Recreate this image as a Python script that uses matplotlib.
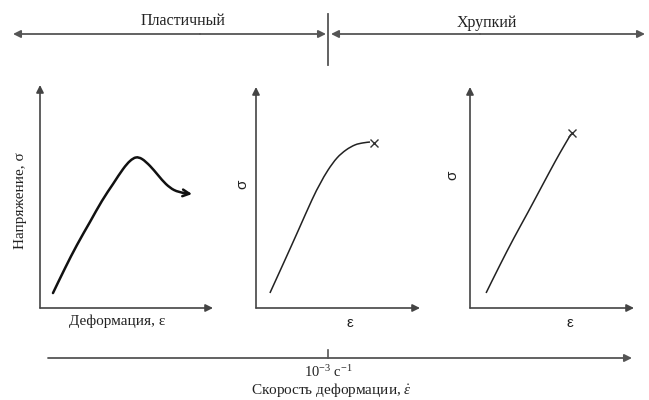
#schematic: stress-strain curves vs strain rate (ductile / brittle)
import matplotlib
matplotlib.use("Agg")
import matplotlib.pyplot as plt
from matplotlib.path import Path
from matplotlib.patches import PathPatch
import numpy as np

plt.rcParams['font.family'] = ['Liberation Serif', 'DejaVu Serif']
plt.rcParams['mathtext.fontset'] = 'custom'
plt.rcParams['mathtext.rm'] = 'Liberation Serif'
plt.rcParams['mathtext.it'] = 'Liberation Serif:italic'

# region labels (top) and strain-rate axis text (bottom)
regions = ['Пластичный', 'Хрупкий']
rate_tick = '10$^{-3}$ с$^{-1}$'
rate_label = r'Скорость деформации, $\dot{\varepsilon}$'
ylabels = ['Напряжение, σ', 'σ', 'σ']
xlabels = ['Деформация, ε', 'ε', 'ε']

# curves, strain / stress in panel fractions
strain1 = [0.075, 0.145, 0.214, 0.289, 0.358, 0.422, 0.480, 0.520, 0.555, 0.590,
           0.636, 0.682, 0.728, 0.775, 0.827, 0.879]
stress1 = [0.067, 0.179, 0.283, 0.386, 0.480, 0.556, 0.623, 0.659, 0.675, 0.668,
           0.637, 0.596, 0.556, 0.529, 0.516, 0.511]
strain2 = [0.085, 0.171, 0.256, 0.341, 0.390, 0.439, 0.494, 0.549, 0.604, 0.652, 0.695]
stress2 = [0.068, 0.208, 0.348, 0.489, 0.561, 0.624, 0.679, 0.715, 0.738, 0.747, 0.751]
strain3 = [0.098, 0.183, 0.268, 0.354, 0.439, 0.518, 0.573, 0.616]
stress3 = [0.068, 0.195, 0.317, 0.434, 0.552, 0.661, 0.733, 0.787]
fracture = [(0.72, 0.747), (0.622, 0.792)]


def smooth_path(xs, ys):
    # bezier path through the read points (catmull-rom control points)
    p = np.column_stack([xs, ys])
    verts = [p[0]]
    codes = [Path.MOVETO]
    for k in range(len(p) - 1):
        p0 = p[k-1] if k > 0 else p[k]
        p3 = p[k+2] if k + 2 < len(p) else p[k+1]
        c1 = p[k] + (p[k+1] - p0) / 6
        c2 = p[k+1] - (p3 - p[k]) / 6
        verts += [c1, c2, p[k+1]]
        codes += [Path.CURVE4] * 3
    return Path(verts, codes)


W, H = 649, 400
fig = plt.figure(figsize=(W/100, H/100), dpi=100)
fig.patch.set_facecolor('white')

# overlay for the big arrows
ov = fig.add_axes([0, 0, 1, 1])
ov.set_xlim(0, W)
ov.set_ylim(H, 0)
ov.axis('off')
gray = '#555555'
arr = dict(arrowstyle='-|>', color=gray, lw=1.3, mutation_scale=11, shrinkA=0, shrinkB=0)
ov.annotate('', xy=(13, 34), xytext=(200, 34), arrowprops=arr)
ov.annotate('', xy=(326, 34), xytext=(200, 34), arrowprops=arr)
ov.annotate('', xy=(645, 34), xytext=(480, 34), arrowprops=arr)
ov.annotate('', xy=(331, 34), xytext=(480, 34), arrowprops=arr)
ov.plot([328, 328], [14, 65], color=gray, lw=1.3)
ov.text(183, 21, regions[0], ha='center', va='center', fontsize=11.5, color='#222')
ov.text(487, 23, regions[1], ha='center', va='center', fontsize=11.5, color='#222')

ov.annotate('', xy=(632, 358), xytext=(48, 358), arrowprops=arr)
ov.plot([328, 328], [350, 358], color=gray, lw=1.2)
ov.text(328, 372, rate_tick, ha='center', va='center', fontsize=10.5, color='#222')
ov.text(331, 390, rate_label, ha='center', va='center', fontsize=11, color='#222')

# three stress-strain panels: origin x, x tip, y tip (origin y = 308)
panels = [(40, 213, 85), (256, 420, 87), (470, 634, 87)]
curves = [(strain1, stress1), (strain2, stress2), (strain3, stress3)]
ylab_pos = [(-0.115, 0.48), (-0.085, 0.56), (-0.11, 0.6)]
xlab_pos = [(0.445, -0.06), (0.57, -0.07), (0.61, -0.07)]
for i, (x0, xt, yt) in enumerate(panels):
    ax = fig.add_axes([x0/W, (H-308)/H, (xt-x0)/W, (308-yt)/H])
    ax.set_xlim(0, 1)
    ax.set_ylim(0, 1)
    ax.axis('off')
    axarr = dict(arrowstyle='-|>', color='#444', lw=1.2, mutation_scale=11, shrinkA=0, shrinkB=0)
    ax.annotate('', xy=(1, 0), xytext=(0, 0), arrowprops=axarr, annotation_clip=False)
    ax.annotate('', xy=(0, 1), xytext=(0, 0), arrowprops=axarr, annotation_clip=False)
    sx, sy = curves[i]
    if i == 0:
        ax.add_patch(PathPatch(smooth_path(sx[:-1], sy[:-1]), fill=False,
                               edgecolor='#111', lw=1.8, capstyle='round'))
        ax.annotate('', xy=(sx[-1], sy[-1]), xytext=(sx[-2], sy[-2]),
                    arrowprops=dict(arrowstyle='->', color='#111', lw=1.8,
                                    mutation_scale=12, shrinkA=0, shrinkB=0))
        ax.text(*ylab_pos[i], ylabels[i], rotation=90, ha='center', va='center',
                fontsize=11, transform=ax.transAxes, color='#222')
        ax.text(*xlab_pos[i], xlabels[i], ha='center', va='center',
                fontsize=11, transform=ax.transAxes, color='#222')
    else:
        ax.add_patch(PathPatch(smooth_path(sx, sy), fill=False, edgecolor='#222', lw=1.1))
        fx, fy = fracture[i-1]
        ax.plot([fx], [fy], marker='x', color='#333', ms=6, mew=1.0, clip_on=False)
        ax.text(*ylab_pos[i], ylabels[i], rotation=90, ha='center', va='center',
                fontsize=11, family='Liberation Sans', transform=ax.transAxes, color='#222')
        ax.text(*xlab_pos[i], xlabels[i], ha='center', va='center',
                fontsize=11, family='Liberation Sans', transform=ax.transAxes, color='#222')

fig.savefig('out.png', dpi=100, facecolor='white')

--------

**What to produce**
Find the lines that include the string "matplotlib", then copy each of them.

**Output**
Recreate this image as a Python script that uses matplotlib.
import matplotlib
matplotlib.use("Agg")
import matplotlib.pyplot as plt
from matplotlib.path import Path
from matplotlib.patches import PathPatch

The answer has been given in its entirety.